#### [Given instruction]
Pictures aside, quote the whole listing exactly.

★ ★ ★ ★

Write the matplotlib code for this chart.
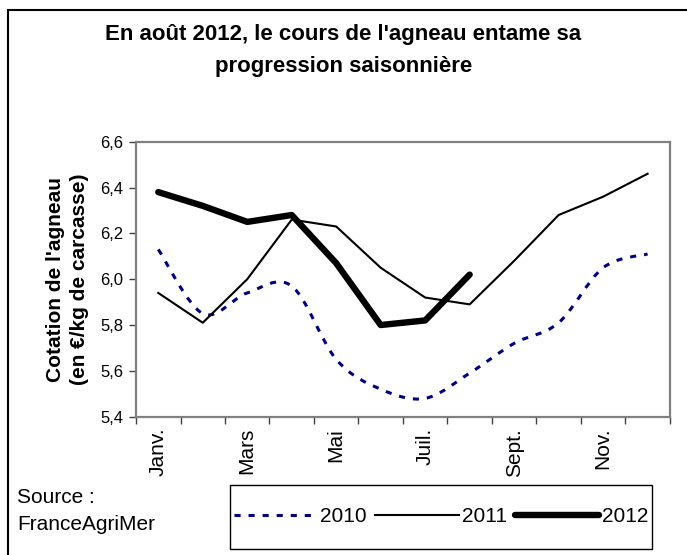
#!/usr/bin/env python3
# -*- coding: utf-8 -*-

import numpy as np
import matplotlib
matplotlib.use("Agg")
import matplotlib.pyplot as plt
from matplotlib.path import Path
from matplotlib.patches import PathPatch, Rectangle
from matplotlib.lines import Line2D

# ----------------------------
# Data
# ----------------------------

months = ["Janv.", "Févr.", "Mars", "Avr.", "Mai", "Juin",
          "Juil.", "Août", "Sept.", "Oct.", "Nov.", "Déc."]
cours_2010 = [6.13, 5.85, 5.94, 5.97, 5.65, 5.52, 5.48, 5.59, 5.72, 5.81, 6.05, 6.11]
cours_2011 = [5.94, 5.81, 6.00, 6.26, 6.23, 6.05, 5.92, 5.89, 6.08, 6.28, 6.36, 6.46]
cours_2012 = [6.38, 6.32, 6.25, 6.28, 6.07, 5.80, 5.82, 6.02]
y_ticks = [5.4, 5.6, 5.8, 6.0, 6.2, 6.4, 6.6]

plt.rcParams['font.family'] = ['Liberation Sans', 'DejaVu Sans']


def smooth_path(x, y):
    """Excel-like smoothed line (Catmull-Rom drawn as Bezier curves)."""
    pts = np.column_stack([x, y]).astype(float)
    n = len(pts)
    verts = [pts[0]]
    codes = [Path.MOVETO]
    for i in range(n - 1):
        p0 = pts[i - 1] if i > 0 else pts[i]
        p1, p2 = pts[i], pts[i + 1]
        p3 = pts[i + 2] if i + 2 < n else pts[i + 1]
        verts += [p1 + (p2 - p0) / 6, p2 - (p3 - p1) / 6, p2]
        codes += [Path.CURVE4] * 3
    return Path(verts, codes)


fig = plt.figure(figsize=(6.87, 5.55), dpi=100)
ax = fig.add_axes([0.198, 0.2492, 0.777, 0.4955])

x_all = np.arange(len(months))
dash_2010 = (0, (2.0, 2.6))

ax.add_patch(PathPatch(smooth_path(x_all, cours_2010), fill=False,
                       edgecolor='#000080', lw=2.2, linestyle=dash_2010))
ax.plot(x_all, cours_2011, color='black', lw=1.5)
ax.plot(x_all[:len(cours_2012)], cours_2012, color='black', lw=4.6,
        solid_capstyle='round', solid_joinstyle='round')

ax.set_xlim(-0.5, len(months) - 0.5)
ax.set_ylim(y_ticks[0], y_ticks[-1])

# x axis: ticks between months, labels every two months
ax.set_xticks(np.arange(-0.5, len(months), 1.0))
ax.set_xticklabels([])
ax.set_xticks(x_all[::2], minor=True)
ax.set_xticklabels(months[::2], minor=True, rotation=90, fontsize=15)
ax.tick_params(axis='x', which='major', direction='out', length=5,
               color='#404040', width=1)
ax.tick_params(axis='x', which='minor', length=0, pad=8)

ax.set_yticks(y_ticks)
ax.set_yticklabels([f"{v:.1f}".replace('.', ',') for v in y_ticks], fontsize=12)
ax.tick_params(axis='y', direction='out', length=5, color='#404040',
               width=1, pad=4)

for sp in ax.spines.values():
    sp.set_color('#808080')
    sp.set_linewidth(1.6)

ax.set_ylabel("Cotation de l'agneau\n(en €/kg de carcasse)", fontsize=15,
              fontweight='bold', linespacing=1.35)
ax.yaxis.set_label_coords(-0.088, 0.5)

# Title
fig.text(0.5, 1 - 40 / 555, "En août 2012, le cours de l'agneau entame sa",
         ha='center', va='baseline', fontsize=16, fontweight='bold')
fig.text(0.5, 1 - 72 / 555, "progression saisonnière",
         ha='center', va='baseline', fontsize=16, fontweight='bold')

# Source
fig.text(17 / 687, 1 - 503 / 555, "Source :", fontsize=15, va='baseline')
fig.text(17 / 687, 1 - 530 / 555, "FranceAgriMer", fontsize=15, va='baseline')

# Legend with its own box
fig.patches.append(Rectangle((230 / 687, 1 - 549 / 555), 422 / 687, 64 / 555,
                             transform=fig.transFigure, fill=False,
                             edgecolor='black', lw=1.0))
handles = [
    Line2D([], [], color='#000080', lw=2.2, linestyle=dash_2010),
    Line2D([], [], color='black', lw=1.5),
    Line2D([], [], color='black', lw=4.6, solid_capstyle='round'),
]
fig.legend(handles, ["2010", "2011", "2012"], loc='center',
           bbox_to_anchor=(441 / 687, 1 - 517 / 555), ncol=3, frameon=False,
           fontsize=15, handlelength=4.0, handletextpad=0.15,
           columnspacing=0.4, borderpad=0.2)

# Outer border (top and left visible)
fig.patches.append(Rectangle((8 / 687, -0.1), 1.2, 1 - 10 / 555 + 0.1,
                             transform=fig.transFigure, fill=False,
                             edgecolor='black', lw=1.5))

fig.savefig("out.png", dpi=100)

★ ★ ★ ★

#### [Full response]
Write the matplotlib code for this chart.
#!/usr/bin/env python3
# -*- coding: utf-8 -*-

import numpy as np
import matplotlib
matplotlib.use("Agg")
import matplotlib.pyplot as plt
from matplotlib.path import Path
from matplotlib.patches import PathPatch, Rectangle
from matplotlib.lines import Line2D

# ----------------------------
# Data
# ----------------------------

months = ["Janv.", "Févr.", "Mars", "Avr.", "Mai", "Juin",
          "Juil.", "Août", "Sept.", "Oct.", "Nov.", "Déc."]
cours_2010 = [6.13, 5.85, 5.94, 5.97, 5.65, 5.52, 5.48, 5.59, 5.72, 5.81, 6.05, 6.11]
cours_2011 = [5.94, 5.81, 6.00, 6.26, 6.23, 6.05, 5.92, 5.89, 6.08, 6.28, 6.36, 6.46]
cours_2012 = [6.38, 6.32, 6.25, 6.28, 6.07, 5.80, 5.82, 6.02]
y_ticks = [5.4, 5.6, 5.8, 6.0, 6.2, 6.4, 6.6]

plt.rcParams['font.family'] = ['Liberation Sans', 'DejaVu Sans']


def smooth_path(x, y):
    """Excel-like smoothed line (Catmull-Rom drawn as Bezier curves)."""
    pts = np.column_stack([x, y]).astype(float)
    n = len(pts)
    verts = [pts[0]]
    codes = [Path.MOVETO]
    for i in range(n - 1):
        p0 = pts[i - 1] if i > 0 else pts[i]
        p1, p2 = pts[i], pts[i + 1]
        p3 = pts[i + 2] if i + 2 < n else pts[i + 1]
        verts += [p1 + (p2 - p0) / 6, p2 - (p3 - p1) / 6, p2]
        codes += [Path.CURVE4] * 3
    return Path(verts, codes)


fig = plt.figure(figsize=(6.87, 5.55), dpi=100)
ax = fig.add_axes([0.198, 0.2492, 0.777, 0.4955])

x_all = np.arange(len(months))
dash_2010 = (0, (2.0, 2.6))

ax.add_patch(PathPatch(smooth_path(x_all, cours_2010), fill=False,
                       edgecolor='#000080', lw=2.2, linestyle=dash_2010))
ax.plot(x_all, cours_2011, color='black', lw=1.5)
ax.plot(x_all[:len(cours_2012)], cours_2012, color='black', lw=4.6,
        solid_capstyle='round', solid_joinstyle='round')

ax.set_xlim(-0.5, len(months) - 0.5)
ax.set_ylim(y_ticks[0], y_ticks[-1])

# x axis: ticks between months, labels every two months
ax.set_xticks(np.arange(-0.5, len(months), 1.0))
ax.set_xticklabels([])
ax.set_xticks(x_all[::2], minor=True)
ax.set_xticklabels(months[::2], minor=True, rotation=90, fontsize=15)
ax.tick_params(axis='x', which='major', direction='out', length=5,
               color='#404040', width=1)
ax.tick_params(axis='x', which='minor', length=0, pad=8)

ax.set_yticks(y_ticks)
ax.set_yticklabels([f"{v:.1f}".replace('.', ',') for v in y_ticks], fontsize=12)
ax.tick_params(axis='y', direction='out', length=5, color='#404040',
               width=1, pad=4)

for sp in ax.spines.values():
    sp.set_color('#808080')
    sp.set_linewidth(1.6)

ax.set_ylabel("Cotation de l'agneau\n(en €/kg de carcasse)", fontsize=15,
              fontweight='bold', linespacing=1.35)
ax.yaxis.set_label_coords(-0.088, 0.5)

# Title
fig.text(0.5, 1 - 40 / 555, "En août 2012, le cours de l'agneau entame sa",
         ha='center', va='baseline', fontsize=16, fontweight='bold')
fig.text(0.5, 1 - 72 / 555, "progression saisonnière",
         ha='center', va='baseline', fontsize=16, fontweight='bold')

# Source
fig.text(17 / 687, 1 - 503 / 555, "Source :", fontsize=15, va='baseline')
fig.text(17 / 687, 1 - 530 / 555, "FranceAgriMer", fontsize=15, va='baseline')

# Legend with its own box
fig.patches.append(Rectangle((230 / 687, 1 - 549 / 555), 422 / 687, 64 / 555,
                             transform=fig.transFigure, fill=False,
                             edgecolor='black', lw=1.0))
handles = [
    Line2D([], [], color='#000080', lw=2.2, linestyle=dash_2010),
    Line2D([], [], color='black', lw=1.5),
    Line2D([], [], color='black', lw=4.6, solid_capstyle='round'),
]
fig.legend(handles, ["2010", "2011", "2012"], loc='center',
           bbox_to_anchor=(441 / 687, 1 - 517 / 555), ncol=3, frameon=False,
           fontsize=15, handlelength=4.0, handletextpad=0.15,
           columnspacing=0.4, borderpad=0.2)

# Outer border (top and left visible)
fig.patches.append(Rectangle((8 / 687, -0.1), 1.2, 1 - 10 / 555 + 0.1,
                             transform=fig.transFigure, fill=False,
                             edgecolor='black', lw=1.5))

fig.savefig("out.png", dpi=100)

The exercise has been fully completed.